• **GIVEN TASK**: From the listing below, pick out each line with the word "this".

_ _ _ _ _

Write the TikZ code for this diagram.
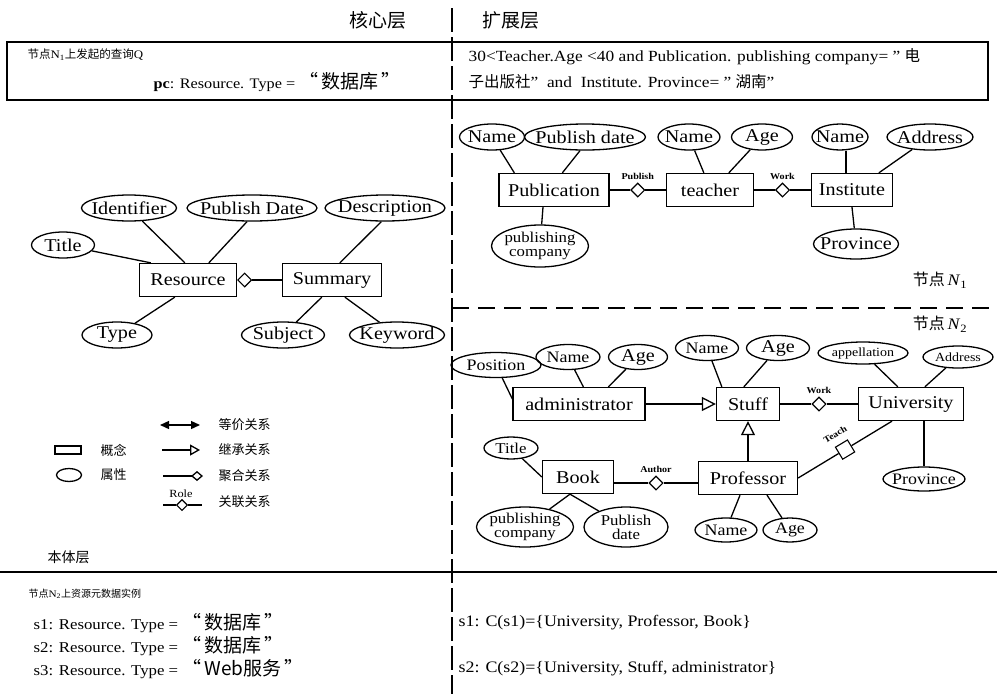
\documentclass[tikz,border=0pt]{standalone}
\usepackage{fontspec}
\setmainfont{Liberation Serif}[FakeStretch=1.12]
\newfontfamily\cjk{Noto Sans CJK SC}
\usetikzlibrary{shapes.geometric,arrows.meta,calc}
\newcommand\zh[1]{{\cjk #1}}
\newcommand\fbig{\fontsize{18}{20}\selectfont}
\newcommand\fmid{\fontsize{16}{18}\selectfont}
\newcommand\fsm{\fontsize{12.5}{14}\selectfont}
\newcommand\ftwo{\fontsize{15}{14}\selectfont}
\newcommand\fti{\fontsize{15}{16}\selectfont}
\begin{document}
\begin{tikzpicture}[x=1pt,y=-1pt,line width=1.3pt,
  ent/.style={draw,rectangle,inner sep=0pt,minimum height=33pt,font=\fbig},
  att/.style 2 args={draw,ellipse,inner sep=0pt,minimum height=26pt,
     label={[font=#1,inner sep=0pt,align=center]center:{#2}}},
  agg/.style={draw,diamond,fill=white,minimum width=14pt,minimum height=14pt,inner sep=0pt,line width=1.1pt},
  rel/.style={font=\bfseries\fontsize{9}{10}\selectfont},
  inh/.style={-{Triangle[open,length=14pt,width=14pt]}},
  lbl/.style={font=\fmid,anchor=west,inner sep=0pt},
]
\useasboundingbox (0,0) rectangle (997,694);
% frames
\draw[line width=1.8pt] (7,42) rectangle (988,100);
\draw[line width=1.8pt] (0,572) -- (997,572);
\draw[line width=1.3pt,dash pattern=on 24pt off 5pt] (452,8) -- (452,694);
\draw[line width=1.8pt,dash pattern=on 17pt off 9pt] (452,308) -- (997,308);
% headers
\node[font=\fontsize{19}{20}\selectfont] (hcore) at (378,20) {\zh{核心层}};
\node[font=\fontsize{19}{20}\selectfont] (hext) at (511,20) {\zh{扩展层}};
\node[lbl,font=\fontsize{11.5}{13}\selectfont] (qtitle) at (27,55) {\zh{节点}N\textsubscript{1}\zh{上发起的查询}Q};
\node[lbl,font=\fontsize{14.5}{16}\selectfont] (qpc) at (153,82) {\textbf{pc}: Resource. Type = \fontsize{19}{20}\selectfont\zh{“\,数据库\,”}};
\node[lbl,font=\fontsize{15.5}{16}\selectfont] (qr1) at (468,57) {30<Teacher.Age <40 and Publication. publishing company= ” \zh{电}};
\node[lbl,font=\fontsize{15.5}{16}\selectfont] (qr2) at (468,82) {\zh{子出版社}”\ \ and\ \ Institute. Province= ” \zh{湖南}”};
% left ER
\node[ent,minimum width=97pt] (res) at (188,280) {Resource};
\node[ent,minimum width=99pt] (sum) at (332,280) {Summary};
\node[agg,anchor=west] (d0) at (res.east) {};
\draw (d0.east) -- (sum.west);
\node[att={\fbig}{Title},minimum width=63pt] (title) at (63,245) {};
\node[att={\fbig}{Identifier},minimum width=95pt] (ident) at (129,208) {};
\node[att={\fbig}{Publish Date},minimum width=130pt] (pdate) at (252,208) {};
\node[att={\fbig}{Description},minimum width=120pt] (desc) at (385,208) {};
\node[att={\fbig}{Type},minimum width=70pt] (type) at (117,335) {};
\node[att={\fbig}{Subject},minimum width=83pt] (subj) at (283,335) {};
\node[att={\fbig}{Keyword},minimum width=95pt] (kw) at (397,335) {};
\draw (title) -- ([xshift=12pt]res.north west);
\draw (ident) -- ([xshift=46pt]res.north west);
\draw (pdate.-110) -- ([xshift=70pt]res.north west);
\draw (desc.-105) -- ([xshift=58pt]sum.north west);
\draw (type) -- ([xshift=36pt]res.south west);
\draw (subj) -- ([xshift=40pt]sum.south west);
\draw (kw) -- ([xshift=63pt]sum.south west);
% N1
\node[ent,minimum width=110pt] (pub) at (554,190) {Publication};
\node[ent,minimum width=87pt] (tea) at (710,190) {teacher};
\node[ent,minimum width=81pt] (inst) at (852,190) {Institute};
\node[agg] (dpub) at ($(pub.east)!0.5!(tea.west)$) {};
\node[agg] (dwork) at ($(tea.east)!0.5!(inst.west)$) {};
\draw (pub.east) -- (dpub.west) (dpub.east) -- (tea.west);
\draw (tea.east) -- (dwork.west) (dwork.east) -- (inst.west);
\node[rel] (lpub) at ([yshift=14pt]dpub) {Publish};
\node[rel] (lwork) at ([yshift=14pt]dwork) {Work};
\node[att={\fbig}{Name},minimum width=65pt] (n1a) at (492,137) {};
\node[att={\fbig}{Publish date},minimum width=121pt] (n1b) at (585,137) {};
\node[att={\fbig}{Name},minimum width=62pt] (n1c) at (689,137) {};
\node[att={\fbig}{Age},minimum width=61pt] (n1d) at (762,137) {};
\node[att={\fbig}{Name},minimum width=56pt] (n1e) at (840,137) {};
\node[att={\fbig}{Address},minimum width=86pt] (n1f) at (930,137) {};
\node[att={\ftwo}{publishing\\company},minimum width=97pt,minimum height=42pt] (n1g) at (540,246) {};
\node[att={\fbig}{Province},minimum width=85pt,minimum height=30pt] (n1h) at (856,244) {};
\draw (n1a) -- ([xshift=16pt]pub.north west);
\draw (n1b.-110) -- ([xshift=64pt]pub.north west);
\draw ([xshift=-11pt]pub.south) -- (n1g);
\draw (n1c) -- ([xshift=38pt]tea.north west);
\draw (n1d) -- ([xshift=63pt]tea.north west);
\coordinate (ie) at ([xshift=35pt]inst.north west);
\draw (ie |- n1e.south) -- (ie);
\draw (n1f) -- ([xshift=68pt]inst.north west);
\draw (inst.south) -- (n1h);
\node[font=\fmid] (nd1) at (940,280) {\zh{节点}\,\textit{N}\textsubscript{1}};
% N2
\node[font=\fmid] (nd2) at (940,324) {\zh{节点}\,\textit{N}\textsubscript{2}};
\node[ent,minimum width=132pt] (adm) at (579,404) {administrator};
\node[ent,minimum width=63pt] (stf) at (748,404) {Stuff};
\node[ent,minimum width=105pt] (uni) at (911,404) {University};
\node[ent,minimum width=71pt] (book) at (578,477) {Book};
\node[ent,minimum width=99pt] (prof) at (748,478) {Professor};
\draw[inh] (adm.east) -- (stf.west);
\draw[inh] (prof.north) -- (stf.south);
\node[agg] (dw2) at ($(stf.east)!0.5!(uni.west)$) {};
\draw (stf.east) -- (dw2.west) (dw2.east) -- (uni.west);
\node[rel] (lw2) at ([yshift=14pt]dw2) {Work};
\coordinate (bk) at ([yshift=-6pt]book.east);
\coordinate (pf) at ([yshift=-5pt]prof.west);
\node[agg] (dau) at ($(bk)!0.5!(pf)$) {};
\draw (bk) -- (dau.west) (dau.east) -- (pf);
\node[rel] (lau) at ([yshift=14pt]dau) {Author};
\coordinate (ut) at ([xshift=-19pt]uni.south);
\node[draw,rectangle,fill=white,minimum size=14pt,inner sep=0pt,line width=1.1pt,rotate=31] (dte) at ($(prof.east)!0.5!(ut)$) {};
\draw (prof.east) -- (dte) -- (ut);
\node[rel,rotate=31] (lte) at ([xshift=-10pt,yshift=15pt]dte) {Teach};
\node[att={\fmid}{Position},minimum width=90pt,minimum height=25pt] (p1) at (496,365) {};
\node[att={\fmid}{Name},minimum width=64pt,minimum height=25pt] (p2) at (568,357) {};
\node[att={\fbig}{Age},minimum width=59pt,minimum height=25pt] (p3) at (638,357) {};
\node[att={\fmid}{Name},minimum width=63pt,minimum height=25pt] (p4) at (707,348) {};
\node[att={\fbig}{Age},minimum width=63pt,minimum height=25pt] (p5) at (778,348) {};
\node[att={\fsm}{appellation},minimum width=90pt,minimum height=22pt] (p6) at (863,353) {};
\node[att={\fsm}{Address},minimum width=70pt,minimum height=22pt] (p7) at (958,357) {};
\draw (p1) -- ([yshift=5pt]adm.west);
\draw (p2) -- ([xshift=71pt]adm.north west);
\draw (p3) -- ([xshift=96pt]adm.north west);
\draw (p4) -- ([xshift=6pt]stf.north west);
\draw (p5) -- ([xshift=28pt]stf.north west);
\draw (p6) -- ([xshift=40pt]uni.north west);
\draw (p7) -- ([xshift=67pt]uni.north west);
\node[att={\fti}{Title},minimum width=54pt,minimum height=22pt] (q1) at (511,448) {};
\node[att={\ftwo}{publishing\\company},minimum width=97pt,minimum height=40pt] (q2) at (525,527) {};
\node[att={\ftwo}{Publish\\date},minimum width=84pt,minimum height=40pt] (q3) at (626,527) {};
\node[att={\fmid}{Name},minimum width=62pt,minimum height=24pt] (q4) at (726,530) {};
\node[att={\fmid}{Age},minimum width=54pt,minimum height=24pt] (q5) at (790,530) {};
\node[att={\fmid}{Province},minimum width=82pt,minimum height=24pt] (q6) at (924,479) {};
\draw (q1) -- (book.west);
\coordinate (bb) at ([xshift=-8pt]book.south);
\draw (bb) -- (q2) (bb) -- (q3);
\draw ([xshift=-8pt]prof.south) -- (q4);
\draw ([xshift=19pt]prof.south) -- (q5);
\draw (uni.south -| q6) -- (q6);
% legend
\coordinate (e1) at (160,425); \coordinate (e2) at (200,425);
\draw[{Triangle[length=9pt,width=8pt]}-{Triangle[length=9pt,width=8pt]}] (e1) -- (e2);
\coordinate (i1) at (162,450); \coordinate (i2) at (200,450);
\draw[-{Triangle[open,length=10pt,width=11pt]}] (i1) -- (i2);
\coordinate (a1) at (163,476); \coordinate (a2) at (203,476);
\draw[-{Diamond[open,length=12pt,width=10pt]}] (a1) -- (a2);
\coordinate (r1) at (163,505); \coordinate (r2) at (202,505);
\node[agg,minimum width=11pt,minimum height=11pt] (rd) at (182,505) {};
\draw (r1) -- (rd.west) (rd.east) -- (r2);
\node[font=\fontsize{11}{12}\selectfont] (rl) at (181,494) {Role};
\node[draw,rectangle,minimum width=26pt,minimum height=8pt,inner sep=0pt] (lrect) at (68,450) {};
\node[draw,ellipse,minimum width=25pt,minimum height=13pt,inner sep=0pt] (lell) at (69,475) {};
\node[lbl,font=\fontsize{13}{14}\selectfont] (t1) at (218,425) {\zh{等价关系}};
\node[lbl,font=\fontsize{13}{14}\selectfont] (t2) at (218,450) {\zh{继承关系}};
\node[lbl,font=\fontsize{13}{14}\selectfont] (t3) at (218,476) {\zh{聚合关系}};
\node[lbl,font=\fontsize{13}{14}\selectfont] (t4) at (218,502) {\zh{关联关系}};
\node[lbl,font=\fontsize{13}{14}\selectfont] (t5) at (100,450) {\zh{概念}};
\node[lbl,font=\fontsize{13}{14}\selectfont] (t6) at (100,475) {\zh{属性}};
\node[lbl,font=\fontsize{14}{16}\selectfont] (t7) at (47,557) {\zh{本体层}};
% bottom
\node[lbl,font=\fontsize{10}{12}\selectfont] (b0) at (28,594) {\zh{节点}N\textsubscript{2}\zh{上资源元数据实例}};
\node[lbl,font=\fontsize{15}{17}\selectfont] (b1) at (33,623) {s1: Resource. Type = \fontsize{19}{20}\selectfont\zh{“\,数据库\,”}};
\node[lbl,font=\fontsize{15}{17}\selectfont] (b2) at (33,646) {s2: Resource. Type = \fontsize{19}{20}\selectfont\zh{“\,数据库\,”}};
\node[lbl,font=\fontsize{15}{17}\selectfont] (b3) at (33,669) {s3: Resource. Type = \fontsize{19}{20}\selectfont\zh{“\,Web服务\,”}};
\node[lbl] (c1) at (458,623) {s1: C(s1)=\{University, Professor, Book\}};
\node[lbl] (c2) at (458,669) {s2: C(s2)=\{University, Stuff, administrator\}};
\end{tikzpicture}
\end{document}
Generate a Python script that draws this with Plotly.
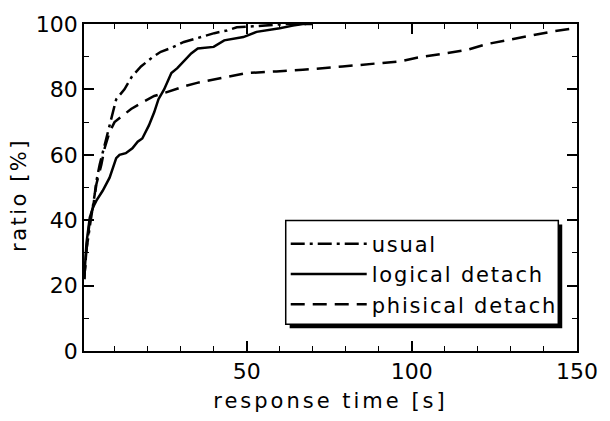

_ _ _ _ _

• **COMPLETED EXERCISE**:
Write the TikZ code for this diagram.
Generate a Python script that draws this with Plotly.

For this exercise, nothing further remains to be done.